I'm new to Go so I apologize in advance if the answer to my question is obvious :)
I'm planning a producer that reads a file and send each line to a channel, like:
scanner := bufio.NewScanner(file)
for scanner.Scan() {
processingChan <- scanner.Text()
}
and add some goroutines to consume the lines.
now, what I want is that if ANY line fails to process in a goroutine (let's say the line contains an invalid value for my business rules), I want to stop the producer loop, close the file (already defered) and finish the program.
the question is: how can I "notify" the producer loop/for to stop?
I found someone suggesting:
for scanner.Scan() {
select {
case <- quit:
// break / return
default:
// send next line to channel
}
}
and the consumer goroutines would write to a "quit" (or error) channel in case of any fault.
this approach possibly solves the question, but I wonder if there is a cleaner/better or just common/popular approach.

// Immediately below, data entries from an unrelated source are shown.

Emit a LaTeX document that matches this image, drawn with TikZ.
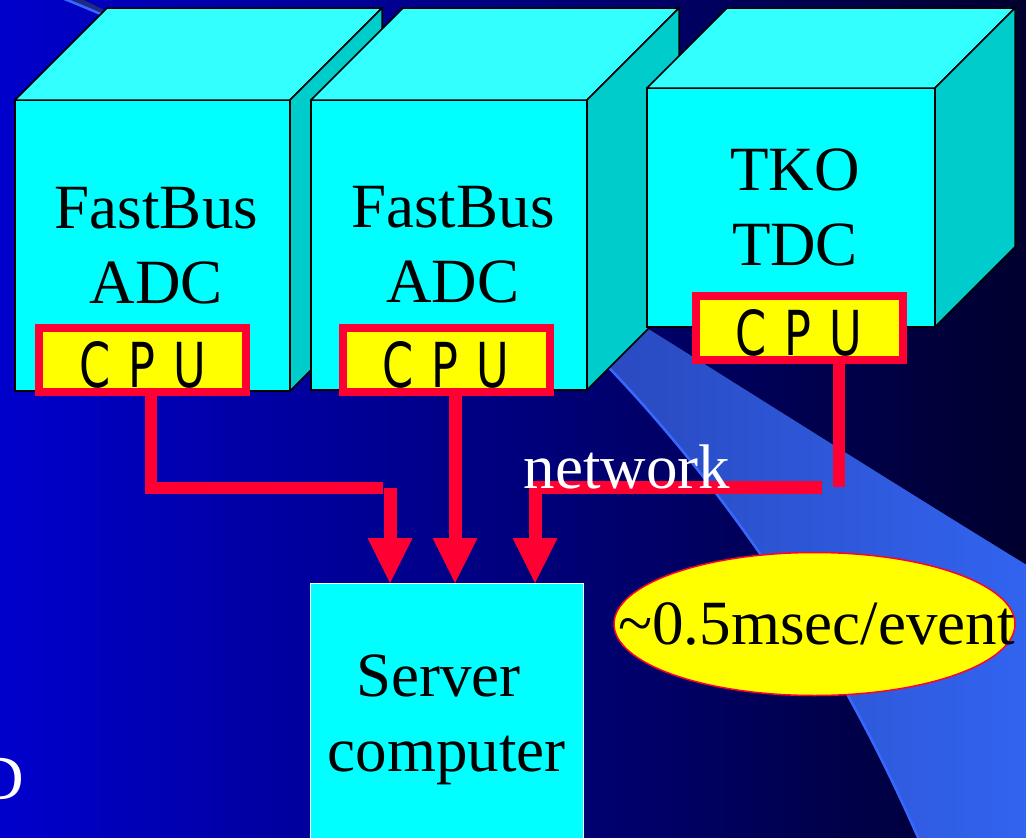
\documentclass[tikz,border=0pt]{standalone}
\usepackage{fontspec}
\setmainfont{Liberation Serif}
\newfontfamily\cpufont[FakeStretch=0.72]{DejaVu Sans}
\usetikzlibrary{arrows.meta,shapes.geometric,calc}

\definecolor{bgleft}{RGB}{0,0,204}
\definecolor{bgright}{RGB}{0,0,46}
\definecolor{bandleft}{RGB}{30,40,130}
\definecolor{bandright}{RGB}{50,100,240}
\definecolor{bandedge}{RGB}{55,105,255}
\definecolor{cubefront}{RGB}{0,255,255}
\definecolor{cubetop}{RGB}{51,255,255}
\definecolor{cubeside}{RGB}{0,204,204}
\definecolor{wire}{RGB}{255,0,51}
\definecolor{chip}{RGB}{255,255,0}

\newcommand{\crateline}[1]{\hspace*{8pt}#1}

\tikzset{
  big/.style={font=\fontsize{63}{75}\selectfont},
  front/.style={draw=black, line width=1.5pt, fill=cubefront, inner sep=0pt,
    outer sep=0pt, align=center, big, anchor=north west},
  topface/.style={draw=black, line width=1.5pt, fill=cubetop, line join=round},
  sideface/.style={draw=black, line width=1.5pt, fill=cubeside, line join=round},
  cpubox/.style={draw=wire, line width=8pt, fill=chip, minimum width=207pt,
    minimum height=64pt, inner sep=0pt, text height=55pt, text depth=0pt,
    font=\cpufont\fontsize{62}{62}\selectfont},
  wireline/.style={draw=wire, line width=12pt, line join=miter},
  feed/.style={draw=wire, line width=13pt, line join=miter,
    -{Triangle[length=45pt,width=45pt,line width=0pt]}},
}

\begin{document}
\begin{tikzpicture}[x=1pt,y=-1pt]
\useasboundingbox (0,0) rectangle (1026,838);
\clip (0,0) rectangle (1026,838);

% background
\fill[left color=bgleft,right color=bgright] (0,0) rectangle (1026,838);

% sweeping light band behind the crates
\fill[left color=bandleft,right color=bandright]
  (62,-2) .. controls (412,138) and (731,409) .. (920,842)
  -- (1030,842) -- (1030,567)
  .. controls (700,365) and (300,100) .. (75,-4) -- cycle;
\draw[bandedge, line width=2.5pt]
  (62,-2) .. controls (412,138) and (731,409) .. (920,842);

% crate 1
\node[front, minimum width=275pt, minimum height=291pt] (f1) at (15,100)
  {\crateline{FastBus}\\\crateline{ADC}};
\path[topface] (f1.north west) -- ++(92,-92) -- ++(275,0) -- (f1.north east) -- cycle;
\path[sideface] (f1.north east) -- ++(92,-92) -- ++(0,291) -- (f1.south east) -- cycle;

% crate 2
\node[front, minimum width=276pt, minimum height=290pt] (f2) at (311,100)
  {\crateline{FastBus}\\\crateline{ADC}};
\path[topface] (f2.north west) -- ++(92,-92) -- ++(276,0) -- (f2.north east) -- cycle;
\path[sideface] (f2.north east) -- ++(92,-92) -- ++(0,290) -- (f2.south east) -- cycle;

% crate 3
\node[front, minimum width=288pt, minimum height=239pt] (f3) at (647,88)
  {\crateline{TKO}\\\crateline{TDC}};
\path[topface] (f3.north west) -- ++(80,-80) -- ++(288,0) -- (f3.north east) -- cycle;
\path[sideface] (f3.north east) -- ++(80,-80) -- ++(0,239) -- (f3.south east) -- cycle;

% processors
\node[cpubox] (cpu1) at (142.5,359.5) {C\hspace{18pt}P\hspace{18pt}U};
\node[cpubox] (cpu2) at (446,360) {C\hspace{18pt}P\hspace{18pt}U};
\node[cpubox] (cpu3) at (799,327.5) {C\hspace{18pt}P\hspace{18pt}U};

% server
\node[draw=white, line width=1pt, fill=cubefront, minimum width=273pt,
  minimum height=274pt, anchor=north west, inner sep=0pt, outer sep=0pt,
  align=center, big] (server) at (310,583) {\mbox{Server\hspace{16pt}}\\computer};

% links
\coordinate (k1) at (151,487.5);
\coordinate (k1e) at (383,487.5);
\draw[wireline] (cpu1.south -| k1) -- (k1) -- (k1e);
\coordinate (j1) at (390,488);
\draw[feed] (j1) -- (server.north -| j1);

\coordinate (k2) at (455,400);
\draw[feed] (cpu2.south -| k2) -- (server.north -| k2);

\coordinate (k3) at (838.5,487);
\draw[wireline] (cpu3.south -| k3) -- (k3);
\coordinate (k3e) at (822,487.5);
\coordinate (k3c) at (535,487.5);
\draw[feed] (k3e) -- (k3c) -- (server.north -| k3c);

% labels
\node[big, text=white, anchor=base, inner sep=0pt] (net) at (627,488) {network};
\node[ellipse, draw=wire, line width=1.5pt, fill=chip, minimum width=401pt,
  minimum height=143pt, inner sep=0pt, big] (lat) at (814.5,624)
  {\makebox[0pt]{\hspace*{4pt}\textasciitilde 0.5msec/event}};
\node[big, text=white, anchor=base east, inner sep=0pt] (dd) at (24,799) {D};
\end{tikzpicture}
\end{document}
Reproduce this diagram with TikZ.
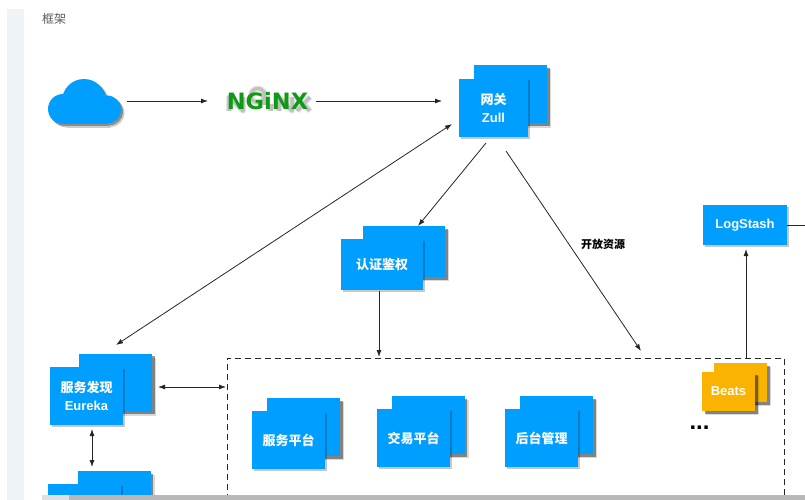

Correct, use the quit channel. Especially as you're already sending to the channel in the loop, handling additional one is easy. However, I wouldn't use the form you proposed, but simpler and safer version:
for scanner.Scan() {
select {
case <- quit:
return
case processingChan <- scanner.Text():
}
}
Why is it safer? Because it doesn't deadlock, contrary to your example with default
. You might be lucky and never encounter it, but there're scenarios where you will. The problem lies in the fact you have two routines talking to each other, which always needs a little bit more of attention. Consider this:
quit := make(chan error, 1)
prod := make(chan int)
go func() {
for n := range prod {
runtime.Gosched()
if n%66 == 0 {
quit <- errors.New("2/3 of evil")
return
}
}
}()
for n := 1; n < 1000; n++ {
select {
case <-quit:
fmt.Println(n)
return
default:
prod <- n
}
}
// https://play.golang.org/p/3kDRAAwaKR
Boom! Main routine is trying to send to prod
channel, but there is nobody to receive it; the same issue with our consumer.
Adding buffers to the channels won't solve the problem either, but would make it less likely.
Compare the previous example with the following change:
select {
case <-quit:
fmt.Println(n)
return
case prod <- n:
}
// https://play.golang.org/p/pz8DMYdrVV
Works nicely.
I understand one would like to use the first option to make sure they're quitting as early as possible, but it's usually not a massive issue if you send one or two additional items for processing before exiting.
I think you answered your own question. In my opinion, it is the cleanest most idiomatic approach. And I think most Gophers would agree. The other options is to share state through some variable which you'd have to wrap in a Mutex
, you'd still have a similar for loop though it would have an if at the top or bottom where it checks the flag to see if it's supposed to abort.
I think when creating consumer and producer structs the best design is to clearly name the methods that are intended to run in Go routines like ReadFilesAsync
and define the quit and/or abort channel on the same struct. It gives consumers of your classes a clean, simple, consistent thing to interact with. If the method is async, you call it within a go routine. If you want to stop it, the object you called the method on also exposes and abort channel you can signal on to do that. This removes the need for boiler plate code like declaring the abort channel in the calling scope and passing it into the asynchronous method.
EDIT: note this is more about stopping a goroutine than it is about stopping a for. That's just a matter of putting in break
or return
. The need for coordination only exists if that for loop is running in a goroutine.
I don't feel like expert, but I think your approach is good. I could imagine bit different approach with goroutine. The input of goroutines would be a channel of runes. Than ask to stop could be close an input channel and result could be result of each iteration.
But in this simple case it could be probably longer and slower than your code, therefore I thing you write a good code.